* **EXERCISE**: Below, locate the line that contains "Reproduce this chart with Altair.". Repeat exactly from that line to the line that contains "y_ticks = [0, 50, 100, 150, 200, 250]", inclusive, leaving out the pictures.

# Start of INPUT ROWS

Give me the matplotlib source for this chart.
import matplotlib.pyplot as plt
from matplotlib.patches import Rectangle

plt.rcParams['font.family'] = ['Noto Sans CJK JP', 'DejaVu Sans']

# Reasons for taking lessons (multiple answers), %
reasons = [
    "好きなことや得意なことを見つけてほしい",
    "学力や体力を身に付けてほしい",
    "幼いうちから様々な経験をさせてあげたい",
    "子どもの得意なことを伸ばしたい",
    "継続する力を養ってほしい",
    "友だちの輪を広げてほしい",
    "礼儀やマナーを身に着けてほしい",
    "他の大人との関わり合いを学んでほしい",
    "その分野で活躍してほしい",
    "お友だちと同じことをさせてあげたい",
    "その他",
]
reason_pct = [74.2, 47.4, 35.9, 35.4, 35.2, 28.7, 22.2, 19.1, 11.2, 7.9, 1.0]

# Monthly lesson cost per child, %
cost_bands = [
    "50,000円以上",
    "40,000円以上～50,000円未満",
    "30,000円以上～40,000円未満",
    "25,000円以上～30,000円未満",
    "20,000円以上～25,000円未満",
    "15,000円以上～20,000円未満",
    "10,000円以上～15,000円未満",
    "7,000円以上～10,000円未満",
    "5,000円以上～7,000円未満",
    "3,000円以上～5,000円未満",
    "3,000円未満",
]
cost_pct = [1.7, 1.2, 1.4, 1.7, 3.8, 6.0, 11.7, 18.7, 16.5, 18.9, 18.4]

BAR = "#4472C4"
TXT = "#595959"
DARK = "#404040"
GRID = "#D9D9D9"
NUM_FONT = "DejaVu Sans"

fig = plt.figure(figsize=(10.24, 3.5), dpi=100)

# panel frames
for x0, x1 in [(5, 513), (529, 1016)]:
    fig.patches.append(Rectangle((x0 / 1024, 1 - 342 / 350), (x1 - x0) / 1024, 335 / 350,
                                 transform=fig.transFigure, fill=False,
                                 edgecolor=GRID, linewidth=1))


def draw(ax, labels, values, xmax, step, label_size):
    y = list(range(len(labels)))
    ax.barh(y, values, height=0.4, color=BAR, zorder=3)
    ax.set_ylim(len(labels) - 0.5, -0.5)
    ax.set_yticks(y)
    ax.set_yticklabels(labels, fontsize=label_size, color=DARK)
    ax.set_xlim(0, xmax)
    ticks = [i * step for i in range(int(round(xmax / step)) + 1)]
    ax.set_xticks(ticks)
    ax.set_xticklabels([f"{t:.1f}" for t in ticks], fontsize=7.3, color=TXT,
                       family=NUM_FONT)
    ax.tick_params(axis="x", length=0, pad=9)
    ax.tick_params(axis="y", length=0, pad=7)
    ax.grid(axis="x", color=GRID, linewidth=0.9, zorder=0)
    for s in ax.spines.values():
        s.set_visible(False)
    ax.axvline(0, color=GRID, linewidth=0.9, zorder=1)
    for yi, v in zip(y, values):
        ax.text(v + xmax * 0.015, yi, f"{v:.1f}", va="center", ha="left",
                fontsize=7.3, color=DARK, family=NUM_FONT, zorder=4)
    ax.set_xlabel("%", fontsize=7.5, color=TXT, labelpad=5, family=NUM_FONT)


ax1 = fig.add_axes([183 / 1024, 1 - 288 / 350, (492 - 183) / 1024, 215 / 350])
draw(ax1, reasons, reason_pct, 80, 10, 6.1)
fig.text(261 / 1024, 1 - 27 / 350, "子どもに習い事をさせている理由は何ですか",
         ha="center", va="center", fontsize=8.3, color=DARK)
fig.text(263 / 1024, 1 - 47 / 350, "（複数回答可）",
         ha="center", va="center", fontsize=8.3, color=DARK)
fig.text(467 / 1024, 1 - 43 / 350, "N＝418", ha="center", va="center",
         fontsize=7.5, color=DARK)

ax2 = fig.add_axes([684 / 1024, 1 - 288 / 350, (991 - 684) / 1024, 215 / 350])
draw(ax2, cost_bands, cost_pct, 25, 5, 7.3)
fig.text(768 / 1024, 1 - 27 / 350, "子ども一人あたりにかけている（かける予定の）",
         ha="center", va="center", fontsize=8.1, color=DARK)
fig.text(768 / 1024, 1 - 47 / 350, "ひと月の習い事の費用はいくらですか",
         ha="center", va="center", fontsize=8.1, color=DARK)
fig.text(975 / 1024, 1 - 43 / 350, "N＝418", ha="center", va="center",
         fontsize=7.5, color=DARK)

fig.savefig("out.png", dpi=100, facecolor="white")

# End of INPUT ROWS
# Start of INPUT ROWS

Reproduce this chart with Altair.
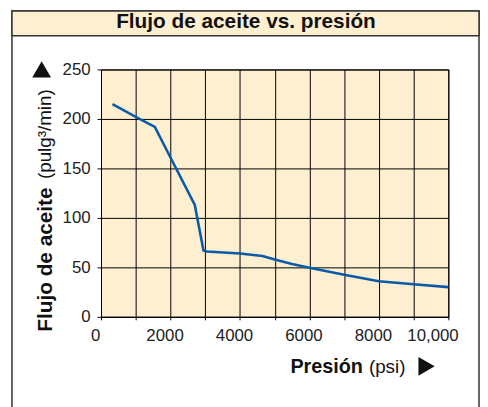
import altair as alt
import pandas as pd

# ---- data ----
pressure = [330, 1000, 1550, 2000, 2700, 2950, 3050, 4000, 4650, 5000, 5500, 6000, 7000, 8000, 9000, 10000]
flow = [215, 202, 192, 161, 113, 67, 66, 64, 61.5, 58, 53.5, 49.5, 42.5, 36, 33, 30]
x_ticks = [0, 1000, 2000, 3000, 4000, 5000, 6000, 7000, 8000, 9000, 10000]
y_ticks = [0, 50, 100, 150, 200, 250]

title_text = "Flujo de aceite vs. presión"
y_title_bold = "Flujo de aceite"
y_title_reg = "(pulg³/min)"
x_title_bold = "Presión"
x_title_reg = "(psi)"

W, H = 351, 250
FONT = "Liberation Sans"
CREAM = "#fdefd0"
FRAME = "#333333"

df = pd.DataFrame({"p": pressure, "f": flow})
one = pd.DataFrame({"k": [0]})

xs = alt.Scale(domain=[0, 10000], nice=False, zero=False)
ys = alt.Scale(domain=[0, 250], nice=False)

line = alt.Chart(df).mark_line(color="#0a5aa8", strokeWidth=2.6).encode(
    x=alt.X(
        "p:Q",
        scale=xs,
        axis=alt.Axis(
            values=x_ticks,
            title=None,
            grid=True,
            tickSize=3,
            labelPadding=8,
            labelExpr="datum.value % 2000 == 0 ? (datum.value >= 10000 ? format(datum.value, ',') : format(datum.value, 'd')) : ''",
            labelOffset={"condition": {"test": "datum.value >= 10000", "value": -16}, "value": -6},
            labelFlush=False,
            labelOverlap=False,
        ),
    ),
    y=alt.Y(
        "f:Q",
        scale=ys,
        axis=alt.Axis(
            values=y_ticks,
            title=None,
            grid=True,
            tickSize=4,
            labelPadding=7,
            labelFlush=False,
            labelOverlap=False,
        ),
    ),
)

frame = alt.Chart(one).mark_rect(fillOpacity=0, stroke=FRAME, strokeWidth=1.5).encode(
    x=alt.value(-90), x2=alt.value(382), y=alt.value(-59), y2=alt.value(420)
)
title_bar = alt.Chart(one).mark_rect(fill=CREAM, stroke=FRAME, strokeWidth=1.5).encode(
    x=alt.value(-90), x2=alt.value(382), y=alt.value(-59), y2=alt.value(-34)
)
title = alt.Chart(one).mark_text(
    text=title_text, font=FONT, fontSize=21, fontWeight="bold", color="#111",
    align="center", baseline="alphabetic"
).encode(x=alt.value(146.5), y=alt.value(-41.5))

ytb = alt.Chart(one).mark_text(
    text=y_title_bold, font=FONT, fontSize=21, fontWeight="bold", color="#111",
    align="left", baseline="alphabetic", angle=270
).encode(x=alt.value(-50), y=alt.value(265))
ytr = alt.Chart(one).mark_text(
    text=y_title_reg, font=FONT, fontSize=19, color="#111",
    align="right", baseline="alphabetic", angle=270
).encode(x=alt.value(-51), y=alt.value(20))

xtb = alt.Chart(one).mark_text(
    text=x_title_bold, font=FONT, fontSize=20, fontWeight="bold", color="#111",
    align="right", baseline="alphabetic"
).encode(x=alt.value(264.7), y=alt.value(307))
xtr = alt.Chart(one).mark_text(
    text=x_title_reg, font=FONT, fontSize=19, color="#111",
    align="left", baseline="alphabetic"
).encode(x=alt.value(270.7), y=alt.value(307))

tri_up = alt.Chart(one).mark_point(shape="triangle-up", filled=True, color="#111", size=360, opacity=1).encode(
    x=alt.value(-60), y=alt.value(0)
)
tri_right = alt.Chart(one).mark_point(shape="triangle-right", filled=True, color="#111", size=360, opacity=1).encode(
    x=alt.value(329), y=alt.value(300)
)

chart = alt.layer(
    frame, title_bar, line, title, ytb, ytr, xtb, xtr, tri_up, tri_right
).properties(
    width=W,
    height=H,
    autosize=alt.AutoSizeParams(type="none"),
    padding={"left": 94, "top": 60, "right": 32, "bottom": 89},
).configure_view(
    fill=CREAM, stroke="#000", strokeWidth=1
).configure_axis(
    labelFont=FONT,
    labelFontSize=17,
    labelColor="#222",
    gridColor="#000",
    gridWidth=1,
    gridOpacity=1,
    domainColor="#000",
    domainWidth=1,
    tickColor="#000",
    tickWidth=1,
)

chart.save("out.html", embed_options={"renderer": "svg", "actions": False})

# End of INPUT ROWS

* **FINISHED EXERCISE**:
Reproduce this chart with Altair.
import altair as alt
import pandas as pd

# ---- data ----
pressure = [330, 1000, 1550, 2000, 2700, 2950, 3050, 4000, 4650, 5000, 5500, 6000, 7000, 8000, 9000, 10000]
flow = [215, 202, 192, 161, 113, 67, 66, 64, 61.5, 58, 53.5, 49.5, 42.5, 36, 33, 30]
x_ticks = [0, 1000, 2000, 3000, 4000, 5000, 6000, 7000, 8000, 9000, 10000]
y_ticks = [0, 50, 100, 150, 200, 250]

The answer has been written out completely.